You can perturb this example by changing $c\ne 0$ into a random variable with values close to $c.$  Doing this will introduce a small bit of correlation between the $x_i$ and their product, but not much.  Here, for instance, is an example where $x_1$ is drawn from a Gamma$(5)$ distribution and $c$ has a Normal distribution with mean $1$ and standard deviation of just $1/100:$

Although the $x_i$ have a correlation of $\rho_{1\cdot 2}=-0.87$ in this example, their correlations with $x_1x_2$ are only $-0.06$ and $0.00.$
Hence, although there may be a bit of a problem using both $x_1$ and $x_2$ in a linear model, including $x_1x_2$ is unlikely to exacerbate it.
Nonconstant product
To make the calculations clearer, we might as well assume the $x_i$ have unit variance.  Let the variance of $x_1x_2$ be $\tau^2$ and write $\rho_{12\cdot i}$ for the correlations between $x_1x_2$ and $x_i.$   Let's compute what happens to these correlations when constants $c_i$ are subtracted from the $x_i.$ Because the $x_i$ play perfectly symmetrical roles (just swap "$1$" for "$2$" in the indexes), it suffices to compute the correlation with $x_1:$
$$\eqalign{
\operatorname{Cor}((x_1-c_1)(x_2-c_2), x_1) &= \frac{\operatorname{Cov} ((x_1-c_1)(x_2-c_2), x_1)}{\sqrt{\operatorname{Var}{(x_1-c_1)(x_2-c_2)}\operatorname{Var}{x_1}}} \\
&= \frac{\operatorname{Cov} (x_1x_2 - c_2x_1 - c_1x_2+c_1c_2, x_1)}{\sqrt{\operatorname{Var}(x_1x_2 - c_1x_2 - c_2x_1 + c_1c_2)}} \\
&=  \frac{\tau\rho_{12\cdot 1}-c_2-c_1\rho_{1\cdot 2}}{\sqrt{\tau^2 - c_1\rho_{1\cdot 2} - c_2 - 2c_1\rho_{12\cdot 2} - 2c_2\rho_{12\cdot 1} + 2c_1c_2\rho_{1\cdot 2}}}.\tag{*}
}$$
Zero correlations with the product
Regardless of what the correlation between the $x_i$ might be, we can choose $(c_1,c_2)$ to make the product uncorrelated with the $x_i.$
From the foregoing analysis, this will be achieved when the numerator of $(*)$ is zero for $i=1,2:$
$$\left\{\matrix{0 = \tau\rho_{12\cdot 1} -c_2 - c_1\rho_{1\cdot 2} \\
0 = \tau\rho_{12\cdot 2} -c_1 - c_2\rho_{1\cdot 2}}\right.$$
When $\rho_{1\cdot 2}^2 \ne 1,$ this system of equations in $(c_1,c_2)$ has a unique solution.  Here, for example, is a scatterplot matrix of a dataset of $100$ values in which the $(x_i)$ have a bivariate Normal distribution with correlation $\rho_{1\cdot 2}=-0.99$ but the $x_i$ have zero correlation with $x_1x_2$:

Because $x_1x_2$ is uncorrelated with ("orthogonal to") both the $x_i,$ introducing it into any linear model will create no problems at all.

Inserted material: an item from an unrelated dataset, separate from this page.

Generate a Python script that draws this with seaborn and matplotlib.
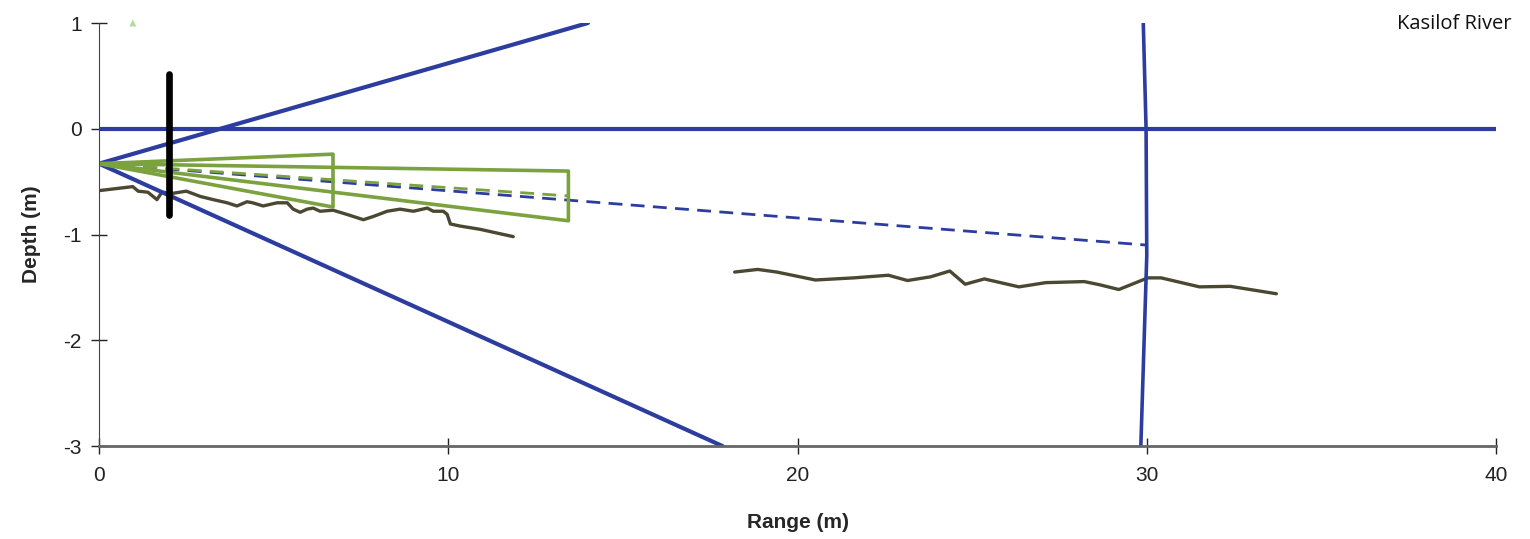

As this example suggests, this situation is the norm because it tends to occur when the $x_i$ have been centered.  In other words, if you center your variables before creating an interaction you usually won't run into trouble with additional collinearity.
Strong correlations with the product
The equations $(*)$ can also be solved to produce strong correlations.  We needn't even go so far as to solve the equations exactly (which is challenging), because there's a simple shortcut: by rescaling one of the $x_i$ to be nearly zero and adding a constant to it, we will not change their correlation, but then the product will be nearly equal to a multiple of the other one of the $x_i,$ thereby making them strongly correlated.
Here is an example based on the previous one.  In this example, $x_2$ was changed to $1 + x_2 / 100$ so that $x_1x_2$ is approximately equal to $x_1,$ making it strongly positively correlated with $x_1x_2.$  Indeed, $\rho_{12\cdot 1} = 0.999878$ and $\rho_{12\cdot 2} = -0.9898793$ in this example.